If you’ve dined out in the last few years, there’s a good chance you’ve eaten off a plate from the iconic Bendigo Pottery. As Australia’s oldest working pottery, it has been turning out ceramics since 1858, and although perhaps best known for its brown jugs and pots, there is a whole lot more to the work going on there today. Rod and Sally Thomson have owned the Pottery for 21 years and oversee an ever-expanding creative hub; a factory that is also home to multiple artists’ studios, a museum, gallery, pottery classes, a café, cellar door and providore. The site also boasts a vintage market and events venue and – since 2019 – is home to CLAD, the Pottery’s Centre for Learning and Design. CLAD is dedicated to developing the careers of emerging potters and ceramic artists through mentorship, skills development and a comprehensive network of connections within the art and design industries.

Plenty to explore at the Bendigo Pottery complex

If gastronomy is ‘the art of food’ then it’s fair to say the artform in many ways relies on its canvas – the plate or bowl used to present the meal. Working with restaurants and ceramicists around Australia, Bendigo Pottery has made custom plates specifically to meet the aesthetic needs of chefs such as Josh Niland and the team from Masons of Bendigo. Over 300 restaurants in Australia use dinnerware made at Bendigo Pottery, and these beautiful pieces can be found in many of the country’s top 40 establishments.

Dinnerware and lighting designs on display at Bendigo Pottery

If the COVID-19 pandemic has taught us anything, it’s to appreciate what we have locally – what is grown, made and shared in our region. Increasingly, Rod tells me, there is an interest in buying Australian designed and made products, rather than relying on imported goods, with the example of a Melbourne gelati business recently ordering 1000 bowls for a particular special dessert rather than using a product from Europe. The pottery already employs many local people – and this valuable contributor to the region’s manufacturing and creative industry capacity showing no signs of slowing down.

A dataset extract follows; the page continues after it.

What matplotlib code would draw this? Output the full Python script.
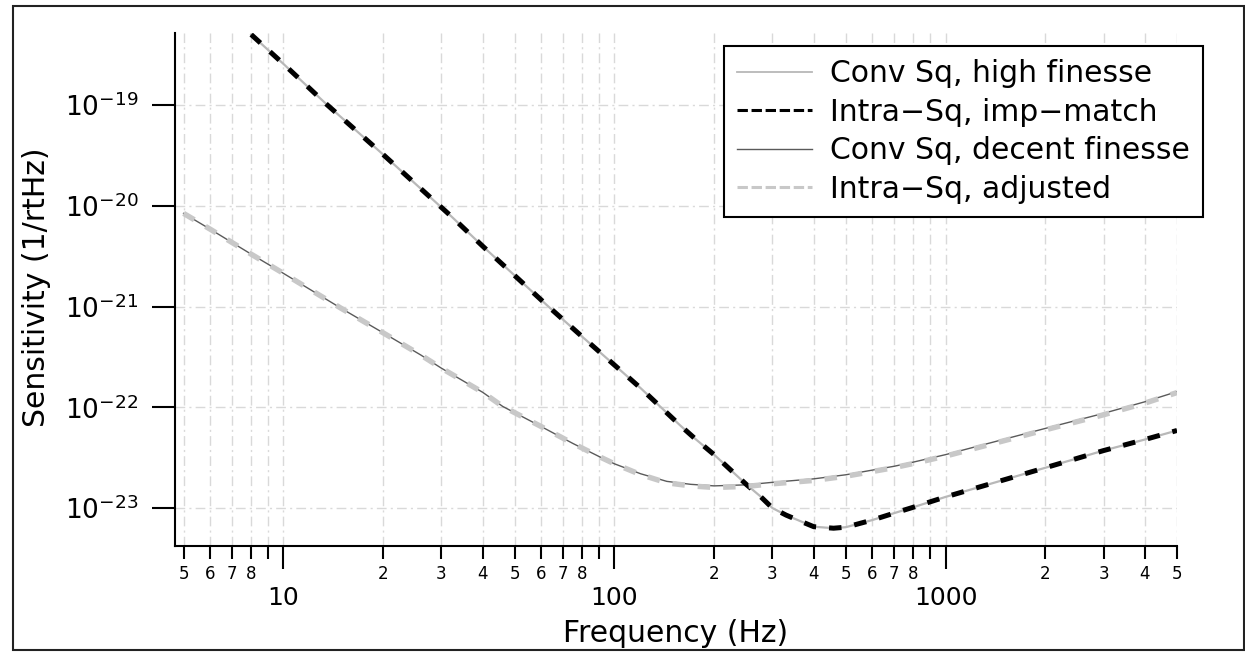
import matplotlib
matplotlib.use("Agg")
import matplotlib.pyplot as plt
from matplotlib.lines import Line2D
from matplotlib.patches import Rectangle
from matplotlib.ticker import FixedLocator, FixedFormatter, NullLocator

plt.rcParams['font.family'] = ['DejaVu Sans']
plt.rcParams['mathtext.fontset'] = 'dejavusans'

# Steep curves: conventional squeezing (high finesse) and intra-cavity squeezing (impedance matched)
freq_steep = [8, 10, 13.5, 20, 32.3, 40, 63.2, 80, 100, 120, 158, 175, 200, 251, 275,
              300, 330, 363, 400, 459, 500, 600, 700, 800, 1000, 2000, 3000, 4000, 5000]
sens_conv_high = [5.01e-19, 2.57e-19, 1.02e-19, 3.24e-20, 7.76e-21, 3.98e-21, 1.00e-21,
                  5.01e-22, 2.63e-22, 1.55e-22, 6.61e-23, 4.90e-23, 3.39e-23, 1.70e-23,
                  1.32e-23, 1.00e-23, 8.51e-24, 7.45e-24, 6.53e-24, 6.31e-24, 6.46e-24,
                  7.59e-24, 8.91e-24, 1.02e-23, 1.29e-23, 2.51e-23, 3.72e-23, 4.79e-23,
                  5.89e-23]
sens_intra_imp = [5.01e-19, 2.57e-19, 1.02e-19, 3.24e-20, 7.76e-21, 3.98e-21, 1.00e-21,
                  5.01e-22, 2.63e-22, 1.55e-22, 6.61e-23, 4.90e-23, 3.39e-23, 1.70e-23,
                  1.32e-23, 1.00e-23, 8.51e-24, 7.45e-24, 6.53e-24, 6.31e-24, 6.46e-24,
                  7.59e-24, 8.91e-24, 1.02e-23, 1.29e-23, 2.51e-23, 3.72e-23, 4.79e-23,
                  5.89e-23]

# Shallow curves: conventional squeezing (decent finesse) and intra-cavity squeezing (adjusted)
freq_shallow = [5, 6, 8, 10, 15, 20, 26, 30, 40, 46, 60, 75, 90, 100, 120, 144, 170, 200,
                250, 300, 400, 500, 700, 800, 1000, 2000, 3000, 4000, 5000]
sens_conv_decent = [8.41e-21, 5.89e-21, 3.31e-21, 2.14e-21, 9.55e-22, 5.50e-22, 3.31e-22,
                    2.45e-22, 1.41e-22, 1.02e-22, 6.46e-23, 4.37e-23, 3.24e-23, 2.75e-23,
                    2.19e-23, 1.84e-23, 1.72e-23, 1.66e-23, 1.70e-23, 1.80e-23, 1.95e-23,
                    2.14e-23, 2.60e-23, 2.86e-23, 3.39e-23, 6.17e-23, 8.71e-23, 1.135e-22,
                    1.43e-22]
sens_intra_adj = [8.41e-21, 5.89e-21, 3.31e-21, 2.14e-21, 9.55e-22, 5.50e-22, 3.31e-22,
                  2.45e-22, 1.41e-22, 1.02e-22, 6.46e-23, 4.37e-23, 3.24e-23, 2.75e-23,
                  2.15e-23, 1.78e-23, 1.66e-23, 1.60e-23, 1.64e-23, 1.74e-23, 1.88e-23,
                  2.07e-23, 2.52e-23, 2.77e-23, 3.28e-23, 5.97e-23, 8.43e-23, 1.10e-22,
                  1.40e-22]

series_labels = ["Conv Sq, high finesse", "Intra\u2212Sq, imp\u2212match",
                 "Conv Sq, decent finesse", "Intra\u2212Sq, adjusted"]

major_x = [10, 100, 1000]
major_x_labels = ["10", "100", "1000"]
minor_x = [5, 6, 7, 8, 9, 20, 30, 40, 50, 60, 70, 80, 90,
           200, 300, 400, 500, 600, 700, 800, 900, 2000, 3000, 4000, 5000]
minor_x_labels = ["5", "6", "7", "8", "", "2", "3", "4", "5", "6", "7", "8", "",
                  "2", "3", "4", "5", "6", "7", "8", "", "2", "3", "4", "5"]
y_ticks = [1e-23, 1e-22, 1e-21, 1e-20, 1e-19]
y_tick_labels = [r"$10^{-23}$", r"$10^{-22}$", r"$10^{-21}$", r"$10^{-20}$", r"$10^{-19}$"]

W, H = 1245, 653
fig = plt.figure(figsize=(W / 100, H / 100), dpi=100, facecolor="white")
ax = fig.add_axes([175 / W, 1 - 545.5 / H, (1177 - 175) / W, (545.5 - 33) / H])

ax.set_xscale("log")
ax.set_yscale("log")

light = "#b8b8b8"
pale = "#c8c8c8"
dark = "#5a5a5a"

ax.plot(freq_steep, sens_conv_high, color=light, lw=1.6, zorder=3)
ax.plot(freq_steep, sens_intra_imp, color="black", lw=3.6, dashes=(2.5, 2.6),
        dash_capstyle="butt", zorder=4)
ax.plot(freq_shallow, sens_conv_decent, color=dark, lw=1.0, zorder=3)
ax.plot(freq_shallow, sens_intra_adj, color=pale, lw=3.9, dashes=(2.3, 2.4),
        dash_capstyle="butt", zorder=4)

ax.set_xlim(4.71, 5000)
ax.set_ylim(4.25e-24, 5.19e-19)

# grid: dash-dot, every x tick, y decades only
grid_style = dict(color="#d9d9d9", lw=1.0, linestyle=(0, (7, 3, 1.5, 3)))
ax.set_axisbelow(True)
ax.grid(True, which="both", axis="x", **grid_style)
ax.grid(True, which="major", axis="y", **grid_style)

for side in ("top", "right"):
    ax.spines[side].set_visible(False)
for side in ("left", "bottom"):
    ax.spines[side].set_linewidth(1.5)
    ax.spines[side].set_color("black")

ax.xaxis.set_major_locator(FixedLocator(major_x))
ax.xaxis.set_major_formatter(FixedFormatter(major_x_labels))
ax.xaxis.set_minor_locator(FixedLocator(minor_x))
ax.xaxis.set_minor_formatter(FixedFormatter(minor_x_labels))
ax.tick_params(axis="x", which="major", length=16.5, width=1.5, labelsize=18, pad=13)
ax.tick_params(axis="x", which="minor", length=9.3, width=1.5, labelsize=12, pad=5)

ax.yaxis.set_major_locator(FixedLocator(y_ticks))
ax.yaxis.set_major_formatter(FixedFormatter(y_tick_labels))
ax.yaxis.set_minor_locator(NullLocator())
ax.tick_params(axis="y", which="major", length=16.5, width=1.5, labelsize=19, pad=10)

ax.set_xlabel("Frequency (Hz)", fontsize=21.5)
ax.xaxis.set_label_coords(0.5, -0.143)
ax.set_ylabel("Sensitivity (1/rtHz)", fontsize=21.5)
ax.yaxis.set_label_coords(-0.124, 0.504)

handles = [
    Line2D([], [], color=light, lw=1.3),
    Line2D([], [], color="black", lw=2.2, dashes=(3.4, 1.2), dash_capstyle="butt"),
    Line2D([], [], color=dark, lw=1.0),
    Line2D([], [], color=pale, lw=2.2, dashes=(3.4, 1.2), dash_capstyle="butt"),
]
leg = ax.legend(handles, series_labels, loc="upper right",
                bbox_to_anchor=(1203 / W, 1 - 45.6 / H), bbox_transform=fig.transFigure,
                borderaxespad=0, frameon=True, fancybox=False, shadow=False,
                edgecolor="black", framealpha=1, fontsize=21.5, handlelength=2.5,
                handletextpad=0.6, labelspacing=0.32, borderpad=0.45)
leg.get_frame().set_linewidth(1.5)
leg.set_zorder(10)

# frame around the whole figure
fig.patches.append(Rectangle((13.3 / W, 3 / H), (1244 - 13.3) / W, (649 - 4.5) / H,
                             transform=fig.transFigure, fill=False,
                             edgecolor="#222222", lw=1.5))

fig.savefig("out.png", dpi=100, facecolor="white")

Gallery space currently featuring an exhibition by Jennifer Conroy-Smith

Not only do Rod and Sally do great work to support the local creative community and keep this iconic business going, they are also doing good in other ways. Recently, Bendigo Pottery has teamed up with ceramic artist Ilona Topolcsanyi from Melbourne’s Cone 11 in a collaborative projected called The Good Plate, which focuses on the simple but powerful message of “good clay, good people, good cause”. Ilona created the Good Plate, in partnership with Bendigo Pottery, to create beautiful ceramics – which are 100% Australian made, using clay from nearby Axedale – and which help to support a great cause. A percentage of all profits go to Scarf Community, a not-for-profit social enterprise that supports young people from refugee and migrant backgrounds to gain experience in the hospitality industry.

Some of the Good Plate range

Rod describes working with Ilona as true collaboration, using plate shapes designed by the Pottery – as well as a new bowl designed for the project – with Ilona’s glazes and vision. Their collaboration enables Ilona to produce Good Plates at scale, making it easier to supply large restaurants with quality Australian-made dinnerware (orders have already been sent to businesses like the Ritz Carlton in Sydney and Perth as well to a business in the USA). The focus on good design, good materials and doing good for young migrant communities gives a whole new layer of meaning to the idea of ‘good food’.

Sally and Rod with the Good Plates

Ilona’s vision is that every meal ‘however casual or ceremonious’ should be worthy of the ‘good plates’ – an idea that fits so well within our city and region of gastronomy. We don’t need to be indulging in fine dining to appreciate the art of great food – there is great food all around us, and great drinks to go with it! Plating up our local produce on Good Plates offers an opportunity for us to reflect on what our local gastronomy is all about, what is ‘of this earth’ both in terms of what is grown, and what can be made out of the clay beneath our feet. This initiative is just another way that creativity and gastronomy intersect in our region and a great example of a local business keen to keep growing, collaborating and innovating.